According to ASTT president Daryl Rampersad, T&T has the best agricultural incentives programme in Caricom, but many farmers were unable to access benefits due to stipulations such as land tenure or problems getting a farmer’s badge. These regulations could all be streamlined, or even removed entirely, to increase food production. In his 2023-2024 budget, Finance Minister Colm Imbert assured that, “Food security is high on our agenda, and we are redoubling our efforts to change the dynamics of the sector.



Making the agricultural sector tax-free is an essential component of our policy framework.” This is excellent theory, but practice appears to be somewhat lacking. For instance, Mr Imbert declared, “In response to the ageing farmer population, we seek to attract young people.

” He cited three specific projects that had gotten “enthusiastic response” but, if the Government was truly committed to bringing young people into agriculture, it would have reduced the make-work programmes that draw them, especially young males, into less productive activities. For young men with little education and skills, agriculture and construction are especially useful avenues for personal development. In both, they do work where they can see the fruits of their labour, literally so in the case of agriculture, while acquiring practical knowledge.

Farming nurtures an ethos of hard work, innovation, and self-reliance. Yet, even as the Government increased the allocation for the Unemployment Relief Programme (URP) from $274 million in 2022 to over $310 million in 2023, the entire agricultural sector got $1.4 billion.

Unlike URP, however, agriculture contributed over $755 million to the economy, almost 1% of GDP. Moreover, this does not appear to have been accomplished primarily through subsidies, which only give an illusion of productivity, since figures from the Central Bank show that loans for farmers from commercial banks totalled $188 million in 2023. Both Minister Imbert and the farmers have used the country’s food import bill, which crossed $7 billion in 2022, to argue for increased local production.

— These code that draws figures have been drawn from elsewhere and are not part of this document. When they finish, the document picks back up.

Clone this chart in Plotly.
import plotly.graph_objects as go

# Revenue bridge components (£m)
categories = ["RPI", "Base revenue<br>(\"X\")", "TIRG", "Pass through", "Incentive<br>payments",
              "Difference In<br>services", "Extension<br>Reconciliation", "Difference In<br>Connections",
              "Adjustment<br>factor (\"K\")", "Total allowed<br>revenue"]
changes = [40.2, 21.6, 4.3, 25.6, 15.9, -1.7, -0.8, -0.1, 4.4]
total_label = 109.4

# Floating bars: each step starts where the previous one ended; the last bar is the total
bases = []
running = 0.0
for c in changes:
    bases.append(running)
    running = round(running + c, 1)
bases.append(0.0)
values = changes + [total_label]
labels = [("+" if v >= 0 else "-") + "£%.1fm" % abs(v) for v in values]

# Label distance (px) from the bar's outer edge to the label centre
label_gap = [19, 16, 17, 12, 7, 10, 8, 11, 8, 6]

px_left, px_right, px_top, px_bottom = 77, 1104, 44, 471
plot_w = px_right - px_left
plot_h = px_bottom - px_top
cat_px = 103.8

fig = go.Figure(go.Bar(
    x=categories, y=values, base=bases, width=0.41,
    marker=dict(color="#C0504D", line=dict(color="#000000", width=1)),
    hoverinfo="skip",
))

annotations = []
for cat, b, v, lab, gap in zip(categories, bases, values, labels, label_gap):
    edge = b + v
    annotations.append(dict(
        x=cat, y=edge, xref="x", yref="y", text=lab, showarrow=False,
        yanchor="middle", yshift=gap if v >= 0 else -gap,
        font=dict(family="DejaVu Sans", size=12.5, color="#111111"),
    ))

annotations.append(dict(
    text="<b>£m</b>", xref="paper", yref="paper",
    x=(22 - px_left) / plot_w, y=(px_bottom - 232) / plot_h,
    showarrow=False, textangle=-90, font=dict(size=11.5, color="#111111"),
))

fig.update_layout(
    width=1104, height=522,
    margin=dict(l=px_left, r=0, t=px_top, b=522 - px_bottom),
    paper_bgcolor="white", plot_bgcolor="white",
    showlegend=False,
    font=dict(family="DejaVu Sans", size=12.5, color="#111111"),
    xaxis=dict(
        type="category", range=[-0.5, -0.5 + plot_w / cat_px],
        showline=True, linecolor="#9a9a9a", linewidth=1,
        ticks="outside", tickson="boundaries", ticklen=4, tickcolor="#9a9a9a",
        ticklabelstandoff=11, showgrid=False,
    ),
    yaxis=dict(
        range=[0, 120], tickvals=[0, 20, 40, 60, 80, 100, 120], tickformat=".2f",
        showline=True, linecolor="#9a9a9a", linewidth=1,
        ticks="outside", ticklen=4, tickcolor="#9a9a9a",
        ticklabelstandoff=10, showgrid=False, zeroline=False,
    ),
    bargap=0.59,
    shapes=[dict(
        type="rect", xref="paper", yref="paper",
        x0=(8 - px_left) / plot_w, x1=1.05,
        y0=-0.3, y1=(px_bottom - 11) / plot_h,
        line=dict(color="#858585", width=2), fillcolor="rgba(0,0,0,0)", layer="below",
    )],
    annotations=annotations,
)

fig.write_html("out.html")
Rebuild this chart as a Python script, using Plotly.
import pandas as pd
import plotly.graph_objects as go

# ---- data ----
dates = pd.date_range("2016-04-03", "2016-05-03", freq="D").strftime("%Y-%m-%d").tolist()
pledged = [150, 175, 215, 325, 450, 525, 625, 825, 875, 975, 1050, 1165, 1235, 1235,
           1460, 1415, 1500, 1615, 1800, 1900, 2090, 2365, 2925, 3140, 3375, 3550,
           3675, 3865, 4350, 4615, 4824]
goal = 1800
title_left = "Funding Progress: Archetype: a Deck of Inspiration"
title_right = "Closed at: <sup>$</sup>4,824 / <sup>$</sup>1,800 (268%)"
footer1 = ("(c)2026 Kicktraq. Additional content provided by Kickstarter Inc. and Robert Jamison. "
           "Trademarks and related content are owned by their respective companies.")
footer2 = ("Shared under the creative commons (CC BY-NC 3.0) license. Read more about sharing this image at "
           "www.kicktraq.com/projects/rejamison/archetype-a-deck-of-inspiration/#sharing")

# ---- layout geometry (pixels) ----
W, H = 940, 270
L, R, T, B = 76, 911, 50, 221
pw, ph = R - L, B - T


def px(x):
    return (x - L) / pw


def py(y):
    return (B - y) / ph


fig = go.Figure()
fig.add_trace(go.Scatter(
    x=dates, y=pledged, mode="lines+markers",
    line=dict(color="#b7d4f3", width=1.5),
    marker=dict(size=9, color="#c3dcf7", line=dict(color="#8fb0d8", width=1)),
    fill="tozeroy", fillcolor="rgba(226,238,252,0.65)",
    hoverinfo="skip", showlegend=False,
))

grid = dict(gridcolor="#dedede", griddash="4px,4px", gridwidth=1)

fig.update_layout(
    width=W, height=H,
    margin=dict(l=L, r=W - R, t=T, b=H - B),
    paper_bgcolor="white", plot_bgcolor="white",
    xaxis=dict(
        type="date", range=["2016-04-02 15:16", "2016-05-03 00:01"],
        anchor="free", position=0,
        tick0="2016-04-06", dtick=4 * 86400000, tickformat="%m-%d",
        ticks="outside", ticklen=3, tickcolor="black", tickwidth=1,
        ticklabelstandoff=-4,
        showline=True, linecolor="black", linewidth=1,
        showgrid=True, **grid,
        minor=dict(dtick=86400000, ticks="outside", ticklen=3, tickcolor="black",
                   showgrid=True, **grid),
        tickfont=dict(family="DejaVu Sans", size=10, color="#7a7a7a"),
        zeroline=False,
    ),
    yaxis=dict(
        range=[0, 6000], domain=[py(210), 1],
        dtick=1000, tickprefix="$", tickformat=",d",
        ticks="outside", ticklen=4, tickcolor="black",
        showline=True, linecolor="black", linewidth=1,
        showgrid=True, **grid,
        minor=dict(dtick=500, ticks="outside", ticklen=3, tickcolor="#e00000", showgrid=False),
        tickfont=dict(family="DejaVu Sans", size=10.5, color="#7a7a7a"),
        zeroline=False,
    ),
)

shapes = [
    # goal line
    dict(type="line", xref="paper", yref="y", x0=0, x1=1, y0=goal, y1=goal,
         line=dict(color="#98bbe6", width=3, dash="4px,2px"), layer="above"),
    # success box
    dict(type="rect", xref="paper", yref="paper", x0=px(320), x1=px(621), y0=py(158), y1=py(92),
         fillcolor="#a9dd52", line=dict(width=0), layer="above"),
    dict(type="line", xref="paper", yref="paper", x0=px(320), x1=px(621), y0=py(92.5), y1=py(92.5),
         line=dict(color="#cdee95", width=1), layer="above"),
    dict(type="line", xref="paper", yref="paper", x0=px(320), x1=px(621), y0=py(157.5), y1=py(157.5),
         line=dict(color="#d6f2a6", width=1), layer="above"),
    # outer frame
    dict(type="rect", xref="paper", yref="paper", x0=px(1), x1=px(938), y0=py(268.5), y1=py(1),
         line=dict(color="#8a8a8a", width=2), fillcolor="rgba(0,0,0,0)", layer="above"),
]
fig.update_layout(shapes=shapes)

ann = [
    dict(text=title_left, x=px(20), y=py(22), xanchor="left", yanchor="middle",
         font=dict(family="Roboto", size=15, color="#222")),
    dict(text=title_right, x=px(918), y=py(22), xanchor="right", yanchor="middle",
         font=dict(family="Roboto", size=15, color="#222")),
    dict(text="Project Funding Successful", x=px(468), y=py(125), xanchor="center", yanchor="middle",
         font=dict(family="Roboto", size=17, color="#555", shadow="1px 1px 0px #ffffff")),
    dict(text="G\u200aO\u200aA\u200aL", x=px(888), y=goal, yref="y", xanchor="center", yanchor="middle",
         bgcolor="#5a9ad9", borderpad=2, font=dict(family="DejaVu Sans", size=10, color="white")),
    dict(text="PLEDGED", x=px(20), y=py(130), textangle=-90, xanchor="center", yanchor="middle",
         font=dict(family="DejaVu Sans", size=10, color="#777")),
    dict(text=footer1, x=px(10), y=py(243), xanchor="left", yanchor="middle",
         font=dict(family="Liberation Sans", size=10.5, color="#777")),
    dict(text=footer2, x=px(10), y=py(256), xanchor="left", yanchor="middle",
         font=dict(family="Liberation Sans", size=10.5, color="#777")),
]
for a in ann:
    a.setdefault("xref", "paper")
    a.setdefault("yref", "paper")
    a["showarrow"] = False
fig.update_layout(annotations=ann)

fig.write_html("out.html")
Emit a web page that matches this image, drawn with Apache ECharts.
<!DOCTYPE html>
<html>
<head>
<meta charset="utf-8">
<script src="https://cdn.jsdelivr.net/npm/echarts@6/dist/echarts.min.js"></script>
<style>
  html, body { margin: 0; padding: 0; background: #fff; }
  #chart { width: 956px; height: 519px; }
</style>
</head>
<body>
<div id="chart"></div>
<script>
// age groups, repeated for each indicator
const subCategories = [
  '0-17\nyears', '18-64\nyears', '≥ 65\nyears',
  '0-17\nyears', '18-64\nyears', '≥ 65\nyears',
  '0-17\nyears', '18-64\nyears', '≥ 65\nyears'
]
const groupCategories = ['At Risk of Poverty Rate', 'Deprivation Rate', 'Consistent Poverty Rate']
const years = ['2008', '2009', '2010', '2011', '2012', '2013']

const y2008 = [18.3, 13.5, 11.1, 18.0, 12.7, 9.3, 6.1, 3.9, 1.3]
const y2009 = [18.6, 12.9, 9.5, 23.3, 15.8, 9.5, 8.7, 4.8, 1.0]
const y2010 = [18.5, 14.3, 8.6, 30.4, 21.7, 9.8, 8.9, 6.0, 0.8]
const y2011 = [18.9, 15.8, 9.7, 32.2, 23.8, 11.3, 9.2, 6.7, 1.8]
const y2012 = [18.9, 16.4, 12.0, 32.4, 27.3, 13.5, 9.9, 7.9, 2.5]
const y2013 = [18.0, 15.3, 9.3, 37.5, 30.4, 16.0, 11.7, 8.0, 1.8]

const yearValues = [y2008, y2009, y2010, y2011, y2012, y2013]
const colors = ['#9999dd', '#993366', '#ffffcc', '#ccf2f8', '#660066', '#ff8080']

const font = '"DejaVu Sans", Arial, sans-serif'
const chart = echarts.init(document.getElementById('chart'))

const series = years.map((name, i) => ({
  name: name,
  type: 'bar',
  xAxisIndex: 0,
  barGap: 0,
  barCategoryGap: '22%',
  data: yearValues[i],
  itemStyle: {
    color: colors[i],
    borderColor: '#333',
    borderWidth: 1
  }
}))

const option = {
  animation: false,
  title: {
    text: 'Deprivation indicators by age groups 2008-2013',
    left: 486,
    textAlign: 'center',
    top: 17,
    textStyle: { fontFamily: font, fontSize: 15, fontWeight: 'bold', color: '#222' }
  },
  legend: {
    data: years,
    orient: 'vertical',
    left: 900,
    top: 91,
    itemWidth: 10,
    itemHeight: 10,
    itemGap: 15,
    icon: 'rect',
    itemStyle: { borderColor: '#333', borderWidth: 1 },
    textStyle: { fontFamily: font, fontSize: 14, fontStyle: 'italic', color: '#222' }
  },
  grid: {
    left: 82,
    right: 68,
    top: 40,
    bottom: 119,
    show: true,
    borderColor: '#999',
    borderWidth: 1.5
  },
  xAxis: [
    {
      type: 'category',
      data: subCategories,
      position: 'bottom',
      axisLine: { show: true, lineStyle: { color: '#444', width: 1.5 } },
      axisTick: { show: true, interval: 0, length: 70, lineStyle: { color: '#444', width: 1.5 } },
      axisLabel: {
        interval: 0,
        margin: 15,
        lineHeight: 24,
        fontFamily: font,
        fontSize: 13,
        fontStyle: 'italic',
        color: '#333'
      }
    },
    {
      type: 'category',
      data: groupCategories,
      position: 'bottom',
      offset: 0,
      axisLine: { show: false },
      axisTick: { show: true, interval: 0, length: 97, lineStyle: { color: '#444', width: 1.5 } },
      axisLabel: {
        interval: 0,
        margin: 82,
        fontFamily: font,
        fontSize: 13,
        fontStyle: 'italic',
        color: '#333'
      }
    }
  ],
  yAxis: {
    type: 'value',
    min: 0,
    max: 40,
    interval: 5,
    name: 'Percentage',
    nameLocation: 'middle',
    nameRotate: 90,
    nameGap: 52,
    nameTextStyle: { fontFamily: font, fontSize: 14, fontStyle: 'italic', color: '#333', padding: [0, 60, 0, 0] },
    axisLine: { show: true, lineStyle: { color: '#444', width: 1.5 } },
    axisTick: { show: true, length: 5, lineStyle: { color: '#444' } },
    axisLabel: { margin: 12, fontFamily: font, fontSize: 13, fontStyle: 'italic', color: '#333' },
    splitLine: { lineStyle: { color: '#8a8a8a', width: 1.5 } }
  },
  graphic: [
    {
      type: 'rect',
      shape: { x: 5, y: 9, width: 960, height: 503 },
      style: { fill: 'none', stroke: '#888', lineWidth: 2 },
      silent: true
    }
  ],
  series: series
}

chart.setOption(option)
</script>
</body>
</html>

However, the core goal of all agricultural policies must always be to provide the population with cheap, good-quality food. Subsidising crops or imposing high tariffs on imports only distorts the market, which means that food gets more expensive for everybody. All the Government needs to do to foster growth in the sector is provide infrastructure like access roads and get out of the farmers’ way.

Not only will this ensure that the domestic market is well supplied with the best local produce, but agriculture could actually become a significant foreign exchange earner as well..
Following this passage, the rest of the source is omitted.